**What to work on:** Below are the records; collect from them each line containing the string "with".

**Input rows:**

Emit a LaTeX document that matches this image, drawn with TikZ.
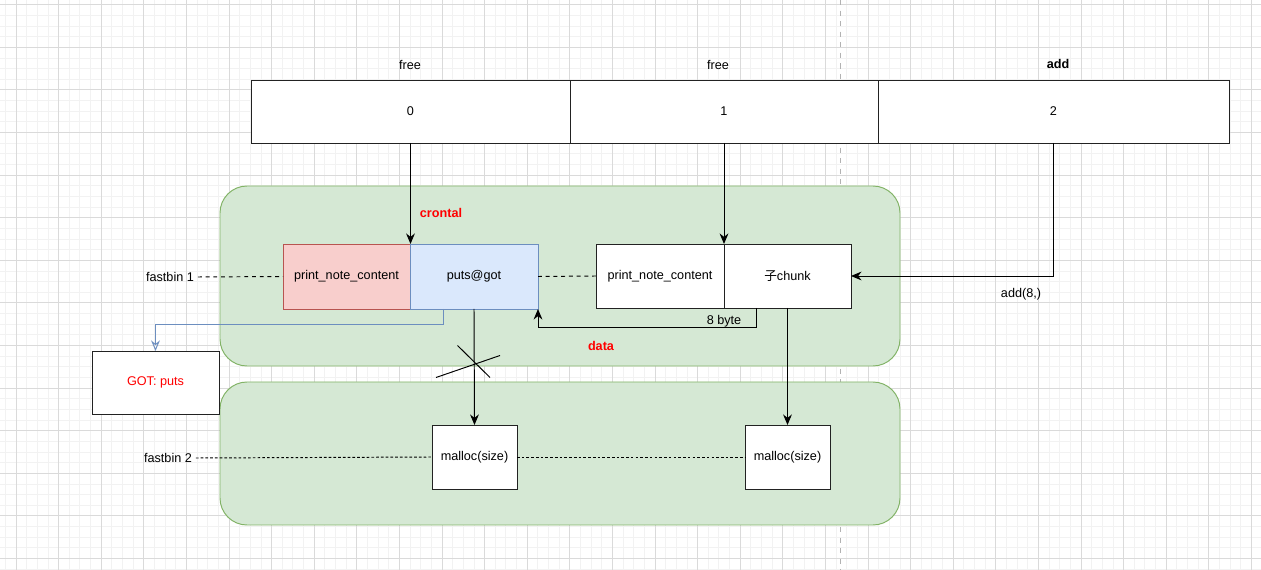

---

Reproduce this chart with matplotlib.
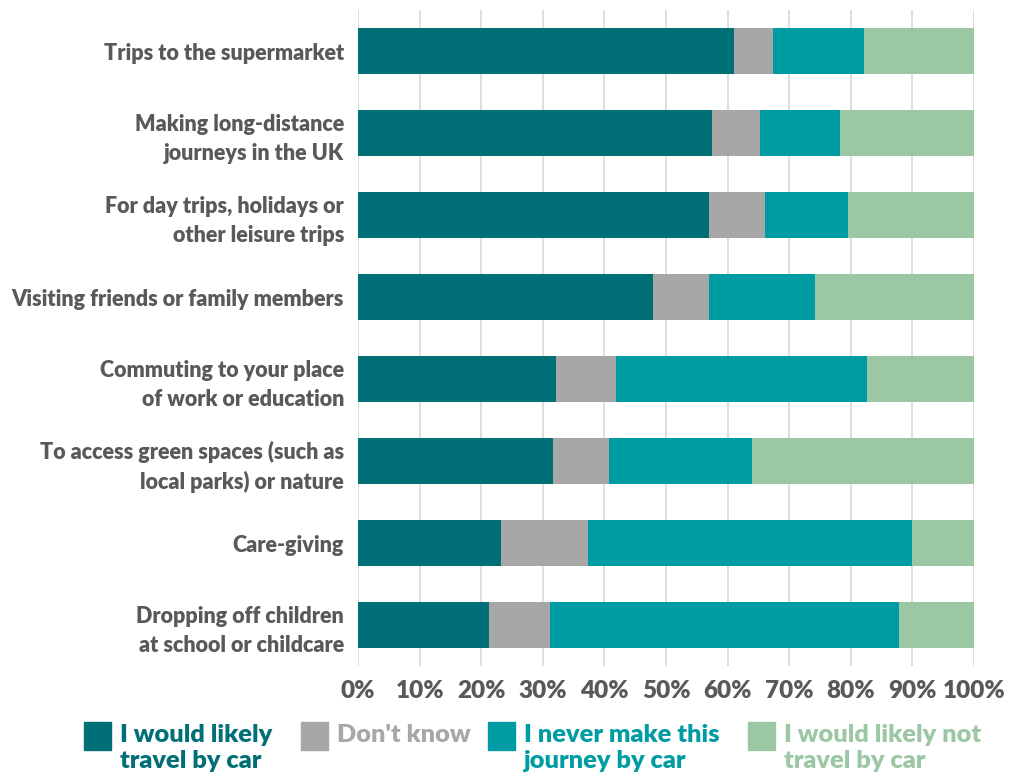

* * *

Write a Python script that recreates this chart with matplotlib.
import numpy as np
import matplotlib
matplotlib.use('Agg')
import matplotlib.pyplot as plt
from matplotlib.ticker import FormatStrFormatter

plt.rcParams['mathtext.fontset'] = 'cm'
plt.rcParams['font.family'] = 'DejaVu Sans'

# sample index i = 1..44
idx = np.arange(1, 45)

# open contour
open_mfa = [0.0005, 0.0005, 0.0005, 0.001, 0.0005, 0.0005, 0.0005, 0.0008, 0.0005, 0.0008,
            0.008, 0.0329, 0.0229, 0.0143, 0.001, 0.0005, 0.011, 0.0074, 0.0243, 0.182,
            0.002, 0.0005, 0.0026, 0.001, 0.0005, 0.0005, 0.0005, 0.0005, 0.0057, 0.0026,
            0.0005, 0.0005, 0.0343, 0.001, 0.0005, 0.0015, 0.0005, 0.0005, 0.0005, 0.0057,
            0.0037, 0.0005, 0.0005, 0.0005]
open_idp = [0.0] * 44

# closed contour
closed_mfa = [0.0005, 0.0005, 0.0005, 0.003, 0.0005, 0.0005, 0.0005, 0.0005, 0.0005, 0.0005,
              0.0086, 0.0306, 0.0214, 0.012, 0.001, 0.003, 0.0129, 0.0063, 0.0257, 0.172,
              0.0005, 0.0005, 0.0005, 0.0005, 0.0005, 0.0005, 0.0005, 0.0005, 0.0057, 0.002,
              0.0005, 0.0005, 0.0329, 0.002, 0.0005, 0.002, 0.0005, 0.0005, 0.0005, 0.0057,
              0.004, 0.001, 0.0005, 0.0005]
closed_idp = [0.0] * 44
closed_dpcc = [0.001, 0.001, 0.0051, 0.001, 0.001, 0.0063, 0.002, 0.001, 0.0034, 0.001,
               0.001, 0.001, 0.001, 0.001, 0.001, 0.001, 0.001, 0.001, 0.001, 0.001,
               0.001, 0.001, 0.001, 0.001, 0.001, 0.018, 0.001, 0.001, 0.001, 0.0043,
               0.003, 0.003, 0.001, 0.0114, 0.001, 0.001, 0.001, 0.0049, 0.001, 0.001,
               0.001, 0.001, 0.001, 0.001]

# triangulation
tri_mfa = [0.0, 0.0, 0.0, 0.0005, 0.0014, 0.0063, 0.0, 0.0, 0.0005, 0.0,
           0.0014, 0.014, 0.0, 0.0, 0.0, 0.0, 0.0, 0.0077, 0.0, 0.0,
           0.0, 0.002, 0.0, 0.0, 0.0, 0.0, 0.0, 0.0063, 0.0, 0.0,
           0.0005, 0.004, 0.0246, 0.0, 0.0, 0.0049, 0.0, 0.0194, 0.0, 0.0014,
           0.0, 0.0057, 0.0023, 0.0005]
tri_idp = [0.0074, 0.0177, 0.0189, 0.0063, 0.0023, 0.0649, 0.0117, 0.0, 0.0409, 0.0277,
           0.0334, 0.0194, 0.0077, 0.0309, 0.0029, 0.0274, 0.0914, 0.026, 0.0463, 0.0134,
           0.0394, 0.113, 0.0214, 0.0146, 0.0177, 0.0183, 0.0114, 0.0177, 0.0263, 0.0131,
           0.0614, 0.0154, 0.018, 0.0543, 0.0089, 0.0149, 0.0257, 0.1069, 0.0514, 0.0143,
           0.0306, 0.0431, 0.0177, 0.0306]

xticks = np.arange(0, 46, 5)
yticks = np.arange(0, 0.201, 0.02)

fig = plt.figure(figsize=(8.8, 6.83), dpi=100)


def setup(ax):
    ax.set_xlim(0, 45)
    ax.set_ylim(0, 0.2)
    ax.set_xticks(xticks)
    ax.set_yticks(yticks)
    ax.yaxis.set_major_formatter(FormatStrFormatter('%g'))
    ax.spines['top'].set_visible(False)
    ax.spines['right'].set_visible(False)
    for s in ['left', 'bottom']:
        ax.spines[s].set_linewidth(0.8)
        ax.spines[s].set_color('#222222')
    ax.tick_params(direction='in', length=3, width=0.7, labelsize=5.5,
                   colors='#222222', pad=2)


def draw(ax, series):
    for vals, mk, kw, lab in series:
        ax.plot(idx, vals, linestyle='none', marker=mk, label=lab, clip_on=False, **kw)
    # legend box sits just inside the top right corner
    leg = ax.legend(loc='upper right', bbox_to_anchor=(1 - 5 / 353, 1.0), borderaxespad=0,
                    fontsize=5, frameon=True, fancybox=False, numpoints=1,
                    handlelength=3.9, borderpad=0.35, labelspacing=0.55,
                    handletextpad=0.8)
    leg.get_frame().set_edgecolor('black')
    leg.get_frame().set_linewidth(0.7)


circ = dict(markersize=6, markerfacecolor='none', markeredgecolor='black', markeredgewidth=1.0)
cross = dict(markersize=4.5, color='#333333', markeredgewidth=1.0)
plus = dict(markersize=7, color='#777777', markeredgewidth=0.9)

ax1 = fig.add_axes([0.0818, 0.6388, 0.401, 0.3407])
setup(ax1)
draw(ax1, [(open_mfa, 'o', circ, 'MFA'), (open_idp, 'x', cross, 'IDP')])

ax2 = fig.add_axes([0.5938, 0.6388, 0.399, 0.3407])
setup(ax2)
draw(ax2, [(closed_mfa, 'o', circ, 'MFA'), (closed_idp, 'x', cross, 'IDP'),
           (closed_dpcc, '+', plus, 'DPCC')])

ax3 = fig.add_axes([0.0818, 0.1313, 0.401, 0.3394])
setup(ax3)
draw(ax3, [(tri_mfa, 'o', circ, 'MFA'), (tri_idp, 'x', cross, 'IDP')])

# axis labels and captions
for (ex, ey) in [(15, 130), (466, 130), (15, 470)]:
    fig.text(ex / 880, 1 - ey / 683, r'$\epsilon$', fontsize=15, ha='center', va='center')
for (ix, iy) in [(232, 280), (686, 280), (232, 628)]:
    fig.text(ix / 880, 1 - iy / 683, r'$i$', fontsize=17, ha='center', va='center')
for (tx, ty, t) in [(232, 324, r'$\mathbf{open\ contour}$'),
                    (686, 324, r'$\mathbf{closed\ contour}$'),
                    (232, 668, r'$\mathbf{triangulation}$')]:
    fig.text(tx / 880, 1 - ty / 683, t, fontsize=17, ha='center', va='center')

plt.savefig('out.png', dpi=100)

**Exercise answer:**
Emit a LaTeX document that matches this image, drawn with TikZ.
Reproduce this chart with matplotlib.
Write a Python script that recreates this chart with matplotlib.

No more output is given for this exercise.